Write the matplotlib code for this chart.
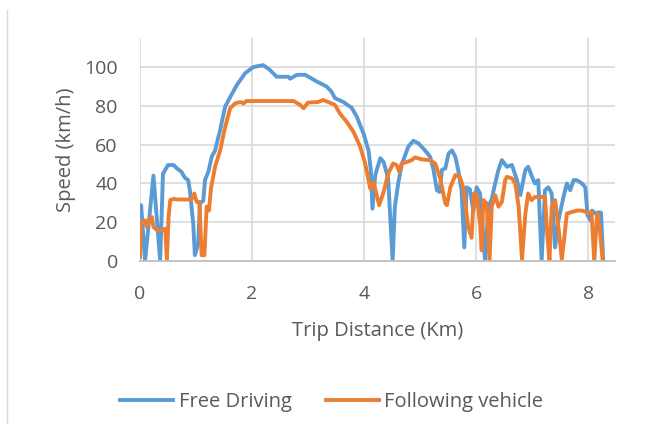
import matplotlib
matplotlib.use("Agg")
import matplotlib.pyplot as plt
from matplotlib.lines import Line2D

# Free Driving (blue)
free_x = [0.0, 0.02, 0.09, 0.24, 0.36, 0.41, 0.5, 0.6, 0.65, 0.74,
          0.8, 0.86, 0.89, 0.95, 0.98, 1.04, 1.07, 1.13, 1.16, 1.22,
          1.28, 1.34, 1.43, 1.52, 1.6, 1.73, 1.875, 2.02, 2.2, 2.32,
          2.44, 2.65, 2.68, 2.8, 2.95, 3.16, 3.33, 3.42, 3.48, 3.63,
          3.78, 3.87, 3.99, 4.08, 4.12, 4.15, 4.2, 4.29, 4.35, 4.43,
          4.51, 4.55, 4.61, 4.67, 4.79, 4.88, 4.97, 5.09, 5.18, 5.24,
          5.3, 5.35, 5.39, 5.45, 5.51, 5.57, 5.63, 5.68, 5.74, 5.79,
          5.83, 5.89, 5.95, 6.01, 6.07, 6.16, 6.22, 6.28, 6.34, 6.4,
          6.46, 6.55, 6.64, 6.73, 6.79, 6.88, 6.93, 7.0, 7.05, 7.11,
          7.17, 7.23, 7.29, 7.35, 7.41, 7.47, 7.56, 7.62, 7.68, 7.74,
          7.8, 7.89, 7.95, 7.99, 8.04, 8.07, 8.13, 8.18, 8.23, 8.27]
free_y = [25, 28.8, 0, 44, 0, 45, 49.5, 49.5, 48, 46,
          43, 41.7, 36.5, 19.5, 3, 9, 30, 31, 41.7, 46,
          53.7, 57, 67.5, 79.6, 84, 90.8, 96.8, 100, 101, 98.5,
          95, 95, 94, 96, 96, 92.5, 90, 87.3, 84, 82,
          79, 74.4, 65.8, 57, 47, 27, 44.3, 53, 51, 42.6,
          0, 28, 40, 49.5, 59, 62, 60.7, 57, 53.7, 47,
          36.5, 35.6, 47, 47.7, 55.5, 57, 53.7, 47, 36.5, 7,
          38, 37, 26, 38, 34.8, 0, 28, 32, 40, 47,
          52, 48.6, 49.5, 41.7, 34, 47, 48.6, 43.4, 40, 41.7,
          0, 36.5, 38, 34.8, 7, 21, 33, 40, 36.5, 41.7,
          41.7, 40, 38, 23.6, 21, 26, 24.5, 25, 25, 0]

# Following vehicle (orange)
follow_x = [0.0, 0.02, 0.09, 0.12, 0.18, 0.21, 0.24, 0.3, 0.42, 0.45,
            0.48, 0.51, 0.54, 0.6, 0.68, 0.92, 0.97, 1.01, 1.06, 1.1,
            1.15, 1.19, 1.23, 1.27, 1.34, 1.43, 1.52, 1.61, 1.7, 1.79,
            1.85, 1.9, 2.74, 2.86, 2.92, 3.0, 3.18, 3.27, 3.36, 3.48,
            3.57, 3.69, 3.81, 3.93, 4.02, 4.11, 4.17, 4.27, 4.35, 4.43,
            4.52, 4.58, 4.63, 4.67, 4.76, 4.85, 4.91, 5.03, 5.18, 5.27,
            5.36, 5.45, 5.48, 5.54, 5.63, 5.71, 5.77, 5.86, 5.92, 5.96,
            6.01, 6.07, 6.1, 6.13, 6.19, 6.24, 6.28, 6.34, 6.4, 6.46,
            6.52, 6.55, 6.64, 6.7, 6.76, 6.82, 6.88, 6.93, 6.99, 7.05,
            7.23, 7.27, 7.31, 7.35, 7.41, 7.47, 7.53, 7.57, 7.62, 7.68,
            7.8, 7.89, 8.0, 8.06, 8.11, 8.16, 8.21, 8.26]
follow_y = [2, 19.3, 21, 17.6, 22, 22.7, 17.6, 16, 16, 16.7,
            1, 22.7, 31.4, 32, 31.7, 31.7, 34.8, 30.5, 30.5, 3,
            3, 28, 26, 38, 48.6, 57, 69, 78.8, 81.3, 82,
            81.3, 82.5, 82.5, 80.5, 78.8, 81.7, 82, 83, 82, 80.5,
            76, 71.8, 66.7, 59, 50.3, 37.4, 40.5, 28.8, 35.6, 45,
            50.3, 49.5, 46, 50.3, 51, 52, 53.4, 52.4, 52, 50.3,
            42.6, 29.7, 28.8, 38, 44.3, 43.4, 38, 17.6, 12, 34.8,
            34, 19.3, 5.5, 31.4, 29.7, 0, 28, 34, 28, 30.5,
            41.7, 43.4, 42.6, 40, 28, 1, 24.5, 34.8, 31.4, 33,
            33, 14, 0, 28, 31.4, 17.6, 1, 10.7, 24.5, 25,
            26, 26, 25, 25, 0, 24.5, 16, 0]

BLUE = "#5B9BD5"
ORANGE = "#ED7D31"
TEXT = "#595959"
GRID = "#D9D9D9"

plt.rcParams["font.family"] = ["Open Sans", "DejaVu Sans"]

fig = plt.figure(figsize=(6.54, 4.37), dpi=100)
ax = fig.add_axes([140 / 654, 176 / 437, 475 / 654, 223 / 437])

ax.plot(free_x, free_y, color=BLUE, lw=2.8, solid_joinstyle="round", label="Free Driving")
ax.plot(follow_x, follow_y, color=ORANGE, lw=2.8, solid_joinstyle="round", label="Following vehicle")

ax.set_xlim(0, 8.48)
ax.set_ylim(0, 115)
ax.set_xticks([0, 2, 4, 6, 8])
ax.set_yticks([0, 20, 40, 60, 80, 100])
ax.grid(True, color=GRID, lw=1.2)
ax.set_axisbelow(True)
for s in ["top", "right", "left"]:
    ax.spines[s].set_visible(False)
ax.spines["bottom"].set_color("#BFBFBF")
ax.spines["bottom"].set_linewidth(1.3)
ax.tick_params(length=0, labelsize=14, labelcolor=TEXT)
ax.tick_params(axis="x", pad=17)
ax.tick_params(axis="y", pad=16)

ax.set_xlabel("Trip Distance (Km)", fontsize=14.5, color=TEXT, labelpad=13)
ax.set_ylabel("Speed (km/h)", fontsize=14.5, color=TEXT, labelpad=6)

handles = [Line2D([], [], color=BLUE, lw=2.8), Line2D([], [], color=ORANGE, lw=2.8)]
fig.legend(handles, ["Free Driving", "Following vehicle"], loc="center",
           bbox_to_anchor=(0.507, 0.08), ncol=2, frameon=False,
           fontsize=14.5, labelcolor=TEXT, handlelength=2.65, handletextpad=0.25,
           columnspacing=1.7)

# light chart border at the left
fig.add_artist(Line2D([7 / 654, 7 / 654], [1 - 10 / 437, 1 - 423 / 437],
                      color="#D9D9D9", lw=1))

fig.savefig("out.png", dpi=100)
▬▬▬▬▬▬
§ **What this task involves**: Restate the data word for word from its first line through the line with "from matplotlib.lines import Line2D", leaving out any picture along the way.

§ **Answer in full**:
Write the matplotlib code for this chart.
import matplotlib
matplotlib.use("Agg")
import matplotlib.pyplot as plt
from matplotlib.lines import Line2D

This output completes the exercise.